Sundays used to be my favourite day of the entire week. I'd often wish for the week to hurry up, eagerly awaiting for the weekend.
That was until... The inccident. That fateful Sunday that changed everything. I was blissfully chewing on a Yorkshire Pudding when my cousin, Benjamin, commented: "Shani eats really loudly, doesn't she?"
I froze. My Yorkshire Pudding falling from my fingers. My cheeks flushed in embarrassment: they had discovered my secret. Eight pairs of eyes latched onto me. The mush of my Yorkshire Pudding lay still in my mouth, I did not dare move, nor breathe. My family stared at me. Waiting. Ever so slowly, I bit down on the remains of my Yorkshire Pudding, watching in horror as my family gasped around me.
"Nicola, did you know she was a loud eater?" My aunt enquired in a shrill voice watching with wide eyes as my mother flushed in shame.
"It's like she's chewing nails!" My uncle said smugly as he sliced his chicken up.
The only word I can use to describe that situation is: mortification. Now I cannot attend our annual dinner without being given the 'side eye' or getting a full glare from my mother. They have now become the worst hours of my entire week.
It is no different this Sunday. I grace table alongside my two older brothers. We take our usual seats. Glasses of wine are poured and polite, though strained, conversation is made around the table. Soon my aunt Thelma brings out our plates stock full of Turkey, greasy roast potatoes, the usual vegetables, pigs wrapped in blankets, and golden Yorkshire Puddings. All accompanied with thick, steaming gravy.
My family digs in around me. All gobbling down the haven in front of them. I sit still though. Not daring to move. I'm ravenous, desperate for some smooth Turkey, and the crunch of stuffing. So, with trembling fingers I grasp my cutlery, and slowly cut through my dinner. Everyone around the table is gorging on their own meal, they haven't noticed me yet, totally engrossed by the food in front of them. I strike my fork down and quickly pop a piece of chicken into my mouth. I bite down, bliss twisting around my tongue, when a gasp echoes from across the table and I lock eyes with my mother.
Please, her eyes plead, please try to eat quieter. I stare at her for a few moments, then without breaking eye contact, I pluck another piece of chicken into my mouth and gnash my teeth together. My mother winces at the sound.
I chomp my way through dinner, ignoring the horror struck faces around me, the side eye glares of my cousins, and my mother's beetroot face. I am hungry, and nothing, I mean nothing, gets in the way of me and my dinner when I'm hungry.

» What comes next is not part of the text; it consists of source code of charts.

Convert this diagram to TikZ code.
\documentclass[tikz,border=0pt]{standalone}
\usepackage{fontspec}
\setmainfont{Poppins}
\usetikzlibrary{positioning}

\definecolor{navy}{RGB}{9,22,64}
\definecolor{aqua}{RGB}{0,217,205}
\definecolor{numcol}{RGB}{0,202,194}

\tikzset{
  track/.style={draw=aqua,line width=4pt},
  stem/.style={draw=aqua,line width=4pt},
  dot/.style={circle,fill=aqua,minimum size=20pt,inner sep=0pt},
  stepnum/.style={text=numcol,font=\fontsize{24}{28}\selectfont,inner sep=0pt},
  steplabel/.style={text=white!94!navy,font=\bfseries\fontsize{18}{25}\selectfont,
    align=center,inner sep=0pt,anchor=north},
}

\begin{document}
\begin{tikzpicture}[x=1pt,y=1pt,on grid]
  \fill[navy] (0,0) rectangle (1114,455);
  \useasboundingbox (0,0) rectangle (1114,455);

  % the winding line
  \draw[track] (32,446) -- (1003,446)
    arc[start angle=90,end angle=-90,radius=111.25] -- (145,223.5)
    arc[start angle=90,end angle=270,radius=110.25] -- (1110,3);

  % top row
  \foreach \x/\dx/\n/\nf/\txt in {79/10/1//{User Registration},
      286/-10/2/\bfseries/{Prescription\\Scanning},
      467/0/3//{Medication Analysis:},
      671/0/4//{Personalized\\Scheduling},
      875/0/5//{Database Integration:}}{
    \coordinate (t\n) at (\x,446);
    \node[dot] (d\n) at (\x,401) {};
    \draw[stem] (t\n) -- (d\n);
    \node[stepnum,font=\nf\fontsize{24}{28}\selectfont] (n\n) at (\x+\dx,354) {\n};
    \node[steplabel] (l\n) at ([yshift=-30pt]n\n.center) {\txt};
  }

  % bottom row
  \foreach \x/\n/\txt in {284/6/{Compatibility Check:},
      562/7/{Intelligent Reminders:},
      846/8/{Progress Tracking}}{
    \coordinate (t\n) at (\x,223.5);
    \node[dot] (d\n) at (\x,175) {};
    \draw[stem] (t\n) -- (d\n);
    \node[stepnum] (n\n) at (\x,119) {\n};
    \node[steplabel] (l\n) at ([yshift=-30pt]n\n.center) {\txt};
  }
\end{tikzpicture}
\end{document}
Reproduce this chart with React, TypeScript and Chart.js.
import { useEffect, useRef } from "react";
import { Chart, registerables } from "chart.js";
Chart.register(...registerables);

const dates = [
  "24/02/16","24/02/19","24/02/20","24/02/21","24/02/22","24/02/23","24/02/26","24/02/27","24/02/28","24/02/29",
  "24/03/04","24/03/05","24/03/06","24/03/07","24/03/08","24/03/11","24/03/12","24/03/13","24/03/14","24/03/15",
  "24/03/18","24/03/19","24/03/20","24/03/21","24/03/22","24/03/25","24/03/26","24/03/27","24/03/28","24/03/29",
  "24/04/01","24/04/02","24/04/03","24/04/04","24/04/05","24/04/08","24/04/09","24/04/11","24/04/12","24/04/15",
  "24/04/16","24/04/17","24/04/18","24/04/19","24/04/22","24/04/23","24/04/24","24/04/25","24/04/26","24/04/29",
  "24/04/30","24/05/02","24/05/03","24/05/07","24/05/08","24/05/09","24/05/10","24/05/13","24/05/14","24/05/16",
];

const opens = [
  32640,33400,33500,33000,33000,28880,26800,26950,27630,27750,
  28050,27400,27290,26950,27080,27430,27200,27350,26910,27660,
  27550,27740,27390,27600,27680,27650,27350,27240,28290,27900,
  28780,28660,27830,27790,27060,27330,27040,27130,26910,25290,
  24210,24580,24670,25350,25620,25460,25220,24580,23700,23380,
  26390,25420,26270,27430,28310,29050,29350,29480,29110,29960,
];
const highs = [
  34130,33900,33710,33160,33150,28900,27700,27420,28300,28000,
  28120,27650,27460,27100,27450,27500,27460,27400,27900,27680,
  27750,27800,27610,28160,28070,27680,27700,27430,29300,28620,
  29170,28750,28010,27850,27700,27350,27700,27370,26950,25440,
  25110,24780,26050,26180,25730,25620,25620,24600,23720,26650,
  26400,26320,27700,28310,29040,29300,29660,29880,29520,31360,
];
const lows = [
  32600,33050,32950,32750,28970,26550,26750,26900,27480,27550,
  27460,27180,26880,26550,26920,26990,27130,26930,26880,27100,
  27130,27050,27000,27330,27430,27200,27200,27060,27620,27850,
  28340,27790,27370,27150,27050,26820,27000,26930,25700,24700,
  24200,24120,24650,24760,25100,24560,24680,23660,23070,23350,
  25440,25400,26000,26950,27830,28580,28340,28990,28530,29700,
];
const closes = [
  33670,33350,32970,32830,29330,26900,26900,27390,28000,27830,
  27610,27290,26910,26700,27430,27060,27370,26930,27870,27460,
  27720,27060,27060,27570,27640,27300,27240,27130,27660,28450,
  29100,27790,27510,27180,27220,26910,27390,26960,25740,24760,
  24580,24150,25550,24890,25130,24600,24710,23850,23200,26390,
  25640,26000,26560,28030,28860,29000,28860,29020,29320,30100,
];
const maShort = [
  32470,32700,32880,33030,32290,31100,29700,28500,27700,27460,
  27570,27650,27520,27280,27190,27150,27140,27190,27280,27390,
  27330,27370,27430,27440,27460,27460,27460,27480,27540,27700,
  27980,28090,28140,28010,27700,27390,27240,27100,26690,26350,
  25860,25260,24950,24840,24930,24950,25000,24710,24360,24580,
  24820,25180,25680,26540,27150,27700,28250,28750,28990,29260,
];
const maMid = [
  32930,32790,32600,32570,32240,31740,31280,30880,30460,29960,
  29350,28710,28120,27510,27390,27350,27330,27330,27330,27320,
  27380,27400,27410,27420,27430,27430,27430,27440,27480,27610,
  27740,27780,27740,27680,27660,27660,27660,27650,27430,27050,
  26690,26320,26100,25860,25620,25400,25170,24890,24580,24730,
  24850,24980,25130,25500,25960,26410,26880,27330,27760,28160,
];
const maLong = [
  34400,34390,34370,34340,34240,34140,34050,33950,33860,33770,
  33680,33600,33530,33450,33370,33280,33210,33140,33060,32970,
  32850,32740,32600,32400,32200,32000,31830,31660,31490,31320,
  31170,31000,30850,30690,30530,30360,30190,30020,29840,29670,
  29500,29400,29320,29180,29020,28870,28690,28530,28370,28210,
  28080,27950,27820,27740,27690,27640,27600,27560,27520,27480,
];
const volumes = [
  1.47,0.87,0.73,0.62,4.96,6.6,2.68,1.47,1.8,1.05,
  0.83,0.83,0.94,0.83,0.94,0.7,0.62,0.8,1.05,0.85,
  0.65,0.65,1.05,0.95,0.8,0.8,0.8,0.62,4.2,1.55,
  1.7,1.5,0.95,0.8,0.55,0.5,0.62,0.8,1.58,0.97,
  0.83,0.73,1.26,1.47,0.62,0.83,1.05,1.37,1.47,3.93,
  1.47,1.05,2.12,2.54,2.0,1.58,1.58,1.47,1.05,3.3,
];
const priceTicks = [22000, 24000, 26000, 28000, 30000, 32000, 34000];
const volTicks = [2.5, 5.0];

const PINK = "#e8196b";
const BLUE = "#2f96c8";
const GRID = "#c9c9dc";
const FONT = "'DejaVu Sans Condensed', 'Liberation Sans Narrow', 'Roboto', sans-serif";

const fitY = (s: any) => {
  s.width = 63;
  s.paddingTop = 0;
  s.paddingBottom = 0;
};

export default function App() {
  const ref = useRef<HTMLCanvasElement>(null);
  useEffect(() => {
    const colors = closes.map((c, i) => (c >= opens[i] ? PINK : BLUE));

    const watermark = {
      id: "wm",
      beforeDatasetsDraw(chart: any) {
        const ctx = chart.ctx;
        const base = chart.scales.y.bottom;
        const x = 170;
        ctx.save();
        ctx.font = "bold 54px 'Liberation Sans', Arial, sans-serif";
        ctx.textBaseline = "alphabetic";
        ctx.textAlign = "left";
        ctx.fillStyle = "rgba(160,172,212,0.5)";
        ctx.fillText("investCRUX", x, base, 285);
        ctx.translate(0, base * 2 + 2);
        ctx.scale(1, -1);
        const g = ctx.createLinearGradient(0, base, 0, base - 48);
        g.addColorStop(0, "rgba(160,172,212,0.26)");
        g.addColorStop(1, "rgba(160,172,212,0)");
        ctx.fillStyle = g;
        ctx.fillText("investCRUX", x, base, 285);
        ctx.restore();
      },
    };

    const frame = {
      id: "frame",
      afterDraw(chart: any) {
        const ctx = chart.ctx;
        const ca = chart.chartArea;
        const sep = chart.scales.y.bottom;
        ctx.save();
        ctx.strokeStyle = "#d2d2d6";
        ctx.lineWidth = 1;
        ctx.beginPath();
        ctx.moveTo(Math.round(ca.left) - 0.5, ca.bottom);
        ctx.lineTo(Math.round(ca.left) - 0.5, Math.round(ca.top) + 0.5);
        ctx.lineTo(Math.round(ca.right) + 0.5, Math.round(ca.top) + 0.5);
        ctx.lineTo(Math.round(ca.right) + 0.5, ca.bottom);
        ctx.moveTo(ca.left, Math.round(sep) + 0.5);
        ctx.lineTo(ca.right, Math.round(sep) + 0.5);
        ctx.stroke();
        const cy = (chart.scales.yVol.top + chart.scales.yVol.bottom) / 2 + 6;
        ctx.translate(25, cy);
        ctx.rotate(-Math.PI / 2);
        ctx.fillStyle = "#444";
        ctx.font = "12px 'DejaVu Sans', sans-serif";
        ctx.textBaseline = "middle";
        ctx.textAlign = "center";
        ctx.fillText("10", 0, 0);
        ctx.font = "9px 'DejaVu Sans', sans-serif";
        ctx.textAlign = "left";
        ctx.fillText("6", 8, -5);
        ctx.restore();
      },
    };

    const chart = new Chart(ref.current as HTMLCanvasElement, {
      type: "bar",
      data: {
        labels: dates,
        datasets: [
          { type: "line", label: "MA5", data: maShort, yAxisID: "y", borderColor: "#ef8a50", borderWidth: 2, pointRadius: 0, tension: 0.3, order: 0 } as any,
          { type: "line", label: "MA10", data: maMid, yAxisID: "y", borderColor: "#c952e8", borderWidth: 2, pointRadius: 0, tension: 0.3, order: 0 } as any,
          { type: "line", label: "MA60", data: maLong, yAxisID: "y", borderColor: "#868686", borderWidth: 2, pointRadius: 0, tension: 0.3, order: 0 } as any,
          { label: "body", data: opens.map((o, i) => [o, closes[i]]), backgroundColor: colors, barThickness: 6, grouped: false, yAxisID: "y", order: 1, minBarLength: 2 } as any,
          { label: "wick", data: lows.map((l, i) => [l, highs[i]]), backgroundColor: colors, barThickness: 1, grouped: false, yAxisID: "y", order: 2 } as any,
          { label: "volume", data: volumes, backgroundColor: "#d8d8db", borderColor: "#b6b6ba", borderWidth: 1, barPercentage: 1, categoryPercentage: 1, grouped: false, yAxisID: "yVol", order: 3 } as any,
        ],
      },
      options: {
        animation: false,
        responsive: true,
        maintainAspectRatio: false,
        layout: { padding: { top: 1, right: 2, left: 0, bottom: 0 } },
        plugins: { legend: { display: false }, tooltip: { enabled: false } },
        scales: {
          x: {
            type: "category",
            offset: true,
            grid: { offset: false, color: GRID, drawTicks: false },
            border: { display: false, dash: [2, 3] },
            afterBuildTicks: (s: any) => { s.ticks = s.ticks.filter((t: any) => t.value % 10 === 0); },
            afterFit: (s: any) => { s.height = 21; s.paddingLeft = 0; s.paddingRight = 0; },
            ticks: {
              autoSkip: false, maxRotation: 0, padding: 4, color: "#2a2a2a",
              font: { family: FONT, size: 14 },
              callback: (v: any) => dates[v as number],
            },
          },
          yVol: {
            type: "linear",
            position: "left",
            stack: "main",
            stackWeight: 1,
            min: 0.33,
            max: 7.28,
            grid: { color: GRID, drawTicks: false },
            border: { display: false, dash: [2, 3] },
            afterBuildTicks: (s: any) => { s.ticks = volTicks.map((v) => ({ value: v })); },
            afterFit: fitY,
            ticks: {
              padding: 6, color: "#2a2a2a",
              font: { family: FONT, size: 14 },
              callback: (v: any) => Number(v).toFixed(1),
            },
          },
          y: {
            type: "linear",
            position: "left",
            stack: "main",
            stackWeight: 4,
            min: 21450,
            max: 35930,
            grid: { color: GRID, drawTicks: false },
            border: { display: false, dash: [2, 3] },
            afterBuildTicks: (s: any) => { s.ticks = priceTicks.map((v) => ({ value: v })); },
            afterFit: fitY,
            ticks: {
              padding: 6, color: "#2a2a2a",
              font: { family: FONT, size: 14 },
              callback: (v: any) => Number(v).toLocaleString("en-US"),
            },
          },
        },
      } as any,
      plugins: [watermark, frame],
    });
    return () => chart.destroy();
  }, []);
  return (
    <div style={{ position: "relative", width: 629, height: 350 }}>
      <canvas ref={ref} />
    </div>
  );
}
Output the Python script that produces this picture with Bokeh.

I realise that to many people my loud eating habits must be irritating. The munching, the gobbling, the loud clack as my teeth knock together, but I see no reason to be ashamed of my loud eating. At least with me as a guest my host will know how much I truly liked their meal. The enjoyment clear through the inhaling breaths, the speed in which I devour the supper. At least I am honest with my eating habits.